Guo Pei’s Embroidered Universe: Dreamscapes

By Kristal Hale

May 12, 2022

Through her resplendently embroidered collections of couture fashion, Guo Pei has laid a golden thread for us to follow that is at once narrative and philosophical, traditional and futuristic. Much like historical embroidered motifs in both Eastern and Western cultures that incorporate symbolism through imagery and colors, Guo Pei’s gowns embody messages, mementos, and inspirations expressed through intricate stitches.

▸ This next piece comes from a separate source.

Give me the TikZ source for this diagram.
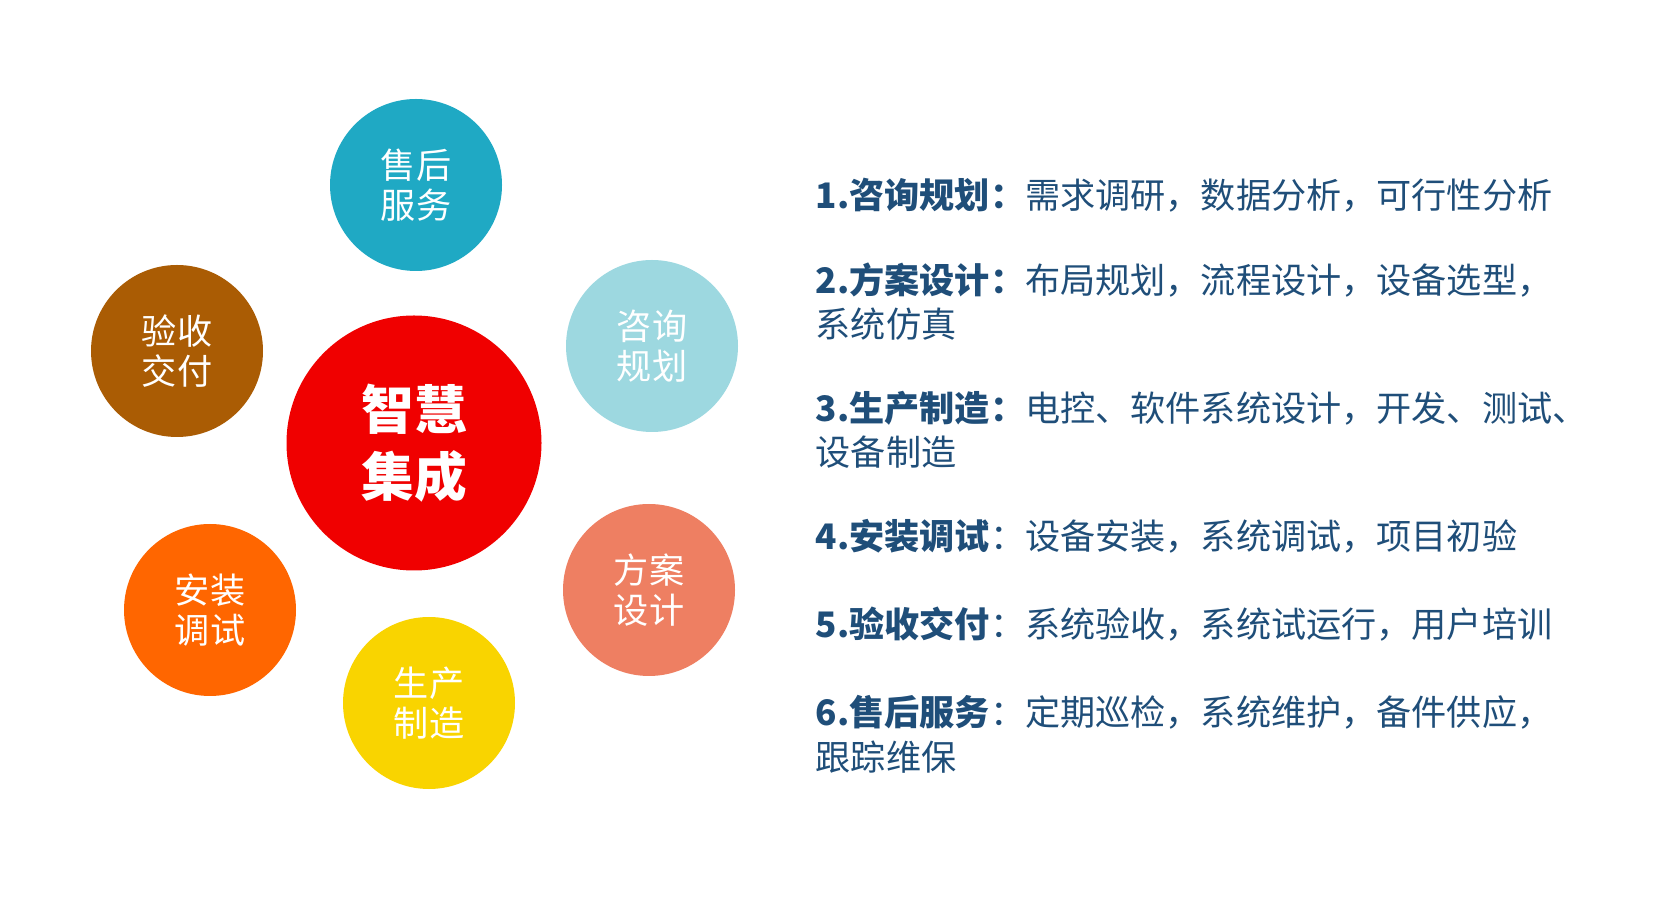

Although raised in China during the Cultural Revolution, a time when simple gray, blue, and olive-green garments were mandatory, Guo Pei absorbed her grandmother’s descriptions of fashionable garments from the pre-revolutionary era while helping her mother sew the family’s winter clothing. Relegated to sedate colors, she dreamed of wearing yellow, traditionally reserved for imperial dress. These formative childhood experiences inspired her passion for fashion and embroidery, leading her to study at Beijing Second Light Industry School, visit collections of traditional embroidery during trips to Europe and Southeast Asia, and found her couturier, Rose Studio.

model wearing gown designed by Guo Pei

Guo Pei, Himalaya, Ensemble, Spring/Summer 2020. Copyright ©️ Guo Pei, Asian Couture Federation. Photograph by Lian Xu. All rights reserved

Himalaya, Ensemble, Spring / Summer 2020 includes a radiating golden crown reminiscent of a halo surrounding a saintly head in an early modern painting, along with a gown contoured to suggest a vestment of the Catholic Church known as a chasuble. The passementerie edging in the form of pom-poms further suggests a European tradition. However, the viewer is transported away from Western signifiers by a veritable universe of Chinese embroidery techniques and Buddhistic imagery. “The West pays more attention to visual effects, while the East pursues delicacy,” Guo Pei observed. In this work, she balances both worlds, reimagining the silk shading stitch, eponymously named after the strands of fine silk floss traditionally used to create intricate floral and animal motifs. This technique appears on imperial Chinese robes, including pieces from the Liao Dynasty (916 – 1125 CE), and is a beloved and much-utilized stitch in historical Peranakan embroideries. Instead of silk strands, Guo Pei utilizes gold and silver metallic threads to create the delicate floral imagery and halos for the Buddhist deities (mirrored by the halo of the fashion ensemble). This daring reinterpretation of a traditional technique creates a shimmering surface that appears to emanate light, enhancing the religious symbolism of the embroidered imagery. 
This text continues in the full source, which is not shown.